Amann put his finger on what he considers to be the solution to one of the problems mentioned in several reports that had analyzed Connecticut’s anemic economy -- traffic problems. The Speaker proposed to spend an immodest $6.2 billion to fund road, rail, bus and highway improvements, especially along that nettlesome stretch of road – I 94, better known as the Fairfield County clot -- that runs from Bridgeport through the state’s “Gold Coast” and into New York.

In days of yore, Former Gov. William O’Neill rammed through the legislature a $6.5 billion plan following the collapse of the Mianus River Bridge in Greenwich. Amann has invited everyone in the state to be at least as courageous. True, the Speaker’s budget is more than twice as large as the last pre-income tax O’Neill budget, but who’s counting dollars?
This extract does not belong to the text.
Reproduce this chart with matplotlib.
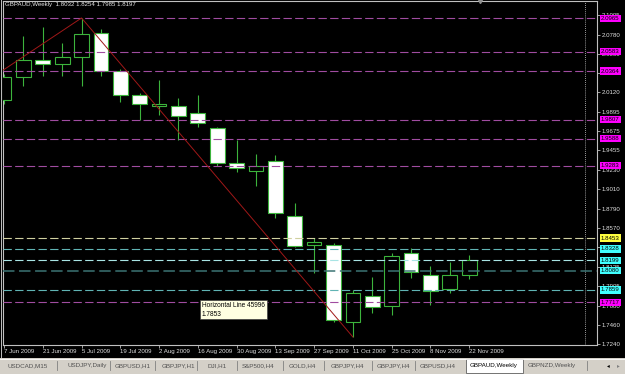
import matplotlib
matplotlib.use("Agg")
import matplotlib.pyplot as plt
import matplotlib.transforms as mtransforms
from matplotlib.patches import Rectangle
import numpy as np

plt.rcParams["font.family"] = ["Liberation Sans", "DejaVu Sans"]

# weekly GBPAUD candles, 7 Jun 2009 .. 22 Nov 2009
opens = [2.0032, 2.0296, 2.0490, 2.0444, 2.0524, 2.0799, 2.0364, 2.0090, 1.9964, 1.9964,
         1.9884, 1.9712, 1.9312, 1.9220, 1.9335, 1.8705, 1.8373, 1.8373, 1.7492, 1.7790,
         1.7676, 1.8282, 1.8030, 1.7870, 1.8032]
highs = [2.0330, 2.0765, 2.0868, 2.0685, 2.0971, 2.0845, 2.0387, 2.0113, 2.0261, 2.0055,
         2.0090, 1.9724, 1.9575, 1.9415, 1.9403, 1.8854, 1.8453, 1.8396, 1.7858, 1.8007,
         1.8282, 1.8339, 1.8133, 1.8179, 1.8254]
lows = [1.9990, 2.0193, 2.0307, 2.0307, 2.0193, 2.0307, 2.0010, 1.9804, 1.9861, 1.9575,
        1.9724, 1.9277, 1.9209, 1.9049, 1.8682, 1.8350, 1.8053, 1.7492, 1.7321, 1.7595,
        1.7572, 1.7996, 1.7687, 1.7824, 1.7985]
closes = [2.0296, 2.0490, 2.0444, 2.0524, 2.0788, 2.0364, 2.0090, 1.9987, 1.9987, 1.9849,
          1.9769, 1.9312, 1.9254, 1.9277, 1.8740, 1.8362, 1.8408, 1.7515, 1.7824, 1.7664,
          1.8248, 1.8065, 1.7847, 1.8030, 1.8197]

date_labels = ["7 Jun 2009", "21 Jun 2009", "5 Jul 2009", "19 Jul 2009", "2 Aug 2009",
               "16 Aug 2009", "30 Aug 2009", "13 Sep 2009", "27 Sep 2009", "11 Oct 2009",
               "25 Oct 2009", "8 Nov 2009", "22 Nov 2009"]
price_ticks = [2.1005, 2.0780, 2.0560, 2.0340, 2.0120, 1.9895, 1.9675, 1.9455, 1.9230,
               1.9010, 1.8790, 1.8570, 1.8345, 1.8125, 1.7905, 1.7680, 1.7460, 1.7240]

# horizontal lines drawn on the chart
level_prices = [2.0965, 2.0583, 2.0364, 1.9807, 1.9588, 1.9283,
                1.8453, 1.8328, 1.8199, 1.8080, 1.7859, 1.7717]
level_kinds = ["m", "m", "m", "m", "m", "m", "y", "c", "c2", "t", "c", "m"]

# trend line anchors (bar index, price)
trend_idx = [-3, 4, 18]
trend_price = [1.9938, 2.0971, 1.7321]

tooltip_text = "Horizontal Line 45996\n1.7853"
symbol = "GBPAUD,Weekly"

tab_names = ["USDCAD,M15", "USDJPY,Daily", "GBPUSD,H1", "GBPJPY,H1", "DJI,H1", "S&P500,H4",
             "GOLD,H4", "GBPJPY,H4", "GBPJPY,H4", "GBPUSD,H4", "GBPAUD,Weekly", "GBPNZD,Weekly"]
active_tab = "GBPAUD,Weekly"

line_style = {"m": ("#a04ca0", "#ff00ff"), "y": ("#d0d0a0", "#ffff40"),
              "c": ("#60b4b4", "#40ffff"), "c2": ("#a8e4e4", "#40ffff"),
              "t": ("#3c7474", "#40ffff")}

W, H = 625, 374
fs = 4.4
fig = plt.figure(figsize=(W / 100, H / 100), dpi=100, facecolor="black")

# chart area: pixel x 3..597, y 1..345
ax = fig.add_axes([3 / W, 1 - 345 / H, 594 / W, 344 / H], facecolor="black")
step = 19.35  # px per bar
ax.set_xlim(-1 / step, 593 / step - 1 / step)
ax.set_ylim(2.1005 - 330 / 874, 2.1005 + 14 / 874)

x = np.arange(len(opens))
o = np.array(opens)
c = np.array(closes)
green = "#3cb43c"
fills = np.where(c >= o, "black", "white")

ax.vlines(x, lows, highs, color=green, lw=0.8, zorder=2)
ax.bar(x, np.maximum(np.abs(c - o), 0.0003), bottom=np.minimum(o, c), width=0.76,
       color=fills, edgecolor=green, linewidth=0.8, zorder=3)

for p, k in zip(level_prices, level_kinds):
    lc, bc = line_style[k]
    ax.axhline(p, color=lc, lw=1.1 if k == "t" else 0.8, dashes=(7.5, 3), zorder=4)

ax.plot(trend_idx, trend_price, color="#a01818", lw=0.7, zorder=5)

# chart shift separator
ax.axvline(len(opens) + 5, color="#d0d0d0", lw=0.6, dashes=(1, 1.5), zorder=1)
ax.plot([len(opens) - 0.45], [ax.get_ylim()[1]], marker="v", ms=3, color="#909090",
        clip_on=False, zorder=6)

for s in ax.spines.values():
    s.set_color("#c0c0c0")
    s.set_linewidth(0.8)

ax.yaxis.tick_right()
ax.set_yticks(price_ticks)
ax.set_yticklabels([f"{t:.4f}" for t in price_ticks])
ax.set_xticks(np.arange(0, len(opens), 2))
ax.set_xticklabels(date_labels, ha="left")
ax.tick_params(axis="both", colors="#e0e0e0", labelsize=fs, length=2, width=0.5, pad=1.2)

# price labels for the horizontal lines
blend = mtransforms.blended_transform_factory(ax.transAxes, ax.transData)
for p, k in zip(level_prices, level_kinds):
    lc, bc = line_style[k]
    ax.text(1.0068, p, f"{p:.4f}", transform=blend, fontsize=fs, color="black",
            va="center", ha="left", clip_on=False, zorder=7,
            bbox=dict(boxstyle="square,pad=0.18", fc=bc, ec="none"))

fig.text(5 / W, 1 - 2 / H,
         f"{symbol}  {opens[-1]:.4f} {highs[-1]:.4f} {lows[-1]:.4f} {closes[-1]:.4f}",
         fontsize=fs, color="#e8e8e8", va="top", ha="left")

fig.text(202 / W, 1 - 302 / H, tooltip_text, fontsize=4.7, color="black", va="top",
         ha="left", linespacing=1.3,
         bbox=dict(boxstyle="square,pad=0.3", fc="#ffffe1", ec="#404040", lw=0.5))

# window border
fig.add_artist(plt.Line2D([1.5 / W, 1.5 / W], [1 - 357 / H, 1], color="#c0c0c0", lw=0.7))

# tab bar along the bottom
tab = fig.add_axes([0, 0, 1, 16 / H])
tab.set_xlim(0, W)
tab.set_ylim(374, 358)
tab.set_axis_off()
tab.add_patch(Rectangle((0, 358), W, 16, fc="#d4d0c8", ec="none"))
tab.plot([0, W], [358.5, 358.5], color="#ffffff", lw=0.6)
tab_centers = [28, 87, 133, 178, 217, 258, 302, 347, 393, 438, 494, 552]
tab_seps = [57, 110, 155, 197, 237, 283, 324, 372, 415, 587]
for sx in tab_seps:
    tab.plot([sx, sx], [361, 370], color="#808080", lw=0.6)
for name, cx in zip(tab_names, tab_centers):
    if name == active_tab:
        tab.add_patch(Rectangle((466, 358.5), 57, 14, fc="white", ec="#606060", lw=0.6))
        tab.text(cx, 365.5, name, fontsize=4.5, color="black", ha="center", va="center")
    else:
        tab.text(cx, 365.5, name, fontsize=4.5, color="#505050", ha="center", va="center")
tab.text(608, 365.5, "\u25c2", fontsize=4, color="black", ha="center", va="center",
         family="DejaVu Sans")
tab.text(618, 365.5, "\u25b8", fontsize=4, color="#808080", ha="center", va="center",
         family="DejaVu Sans")

fig.savefig("out.png", dpi=100, facecolor=fig.get_facecolor())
"If we cannot do what Gov. O'Neill did, then shame on us," said the Speaker. The measly $1.3 billion plan produced by the legislature last year, Amann said, was the result of timid legislators who were fearful of the reaction to such a plan as he was proposing. “You know what?” said the Speaker, “Let me tell you here. Throw me out of office. Throw me out of office if the idea of [spending the amount he proposed] to resolve our transportation problem is a bad idea."

Across the state, heads are nodding, and people are vowing, “Okay Jim. Will do.”

Rell’s more modest proposal, Amann said, “is chicken feed for the over all problem we have.” Rell’s predecessor, Rowland the felonious Republican, “basically didn’t want to do squat,” but Amman magnanimously gave Rell credit for “starting a dialogue.” Whenever Democrats have in the past started dialogues with Republican governors, the chat has proven to be expensive for people who, having contributed to a government that has gobbled up twice the amount of money spent by the legislature during the golden days of Bill O’Neill, are now feeling the pinch. Not that anyone is counting dollars, but the last pre-income tax O’Neill budget was $7.5 billion, which is nearly the amount Amann and the Democrats propose to spend on transport systems in the next ten years.

In her budget address, Rell extended a hand of friendship to those penny pinchers in her party who see a connection between high taxes and the reluctance of businesses to locate in a state that has become top-heavy with rapacious legislators – an actual tax cut. Previous governors, including Rowland, have been content with tax rebates. Shoppers in Connecticut shrewd enough to understand the difference between real price cuts in goods and a fake sale that promises rebates will understand the difference between the two. Unsurprisingly, businesses considering moving in or out of state likewise understand the difference between tax rebates and tax cuts. A state that cuts taxes is serious about controlling spending. Not only has Rell proposed a gradual phase out of the estate tax; boldly going where no man has gone before, she has proposed to eliminate the property tax on cars, which pretty much caused state legislators, the majority of whom are Democrats, to gag on their silver spoons.


Much of the choking is purely political. Democrats live in the hope they will be able to persuade pinched taxpayers that they are the party of tax relief. Their pitch has centered on property tax relief. The state government is supposed to relieve hard pressed taxpayers of a portion of their property burden by assuming a larger portion of tax payments for education. The shift in a small percentage of payments from municipal to state government will provide real relief only under certain conditions: The municipalities must reduce property taxes by a commensurate amount; taxes spent by municipalities for other purposes must not increase; and the shift in payments from municipalities to state government must be accompanied by progressive rates that shift payments from the middle class to, as progressive Democrats might put it, those who can more fairly pay the tax. That would be the millionaires.


These conditions have not been met in any so called “tax reform” plan proposed by Democrats. Rell’s plan – the elimination of property taxes on cars – provides real property tax relief and defangs property tax reformers. It is a simple plan, easily understood. The good life is the simple life, said Henry David Thoreau, on whose battle standard was emblazoned the motto, “Simplify, simplify!”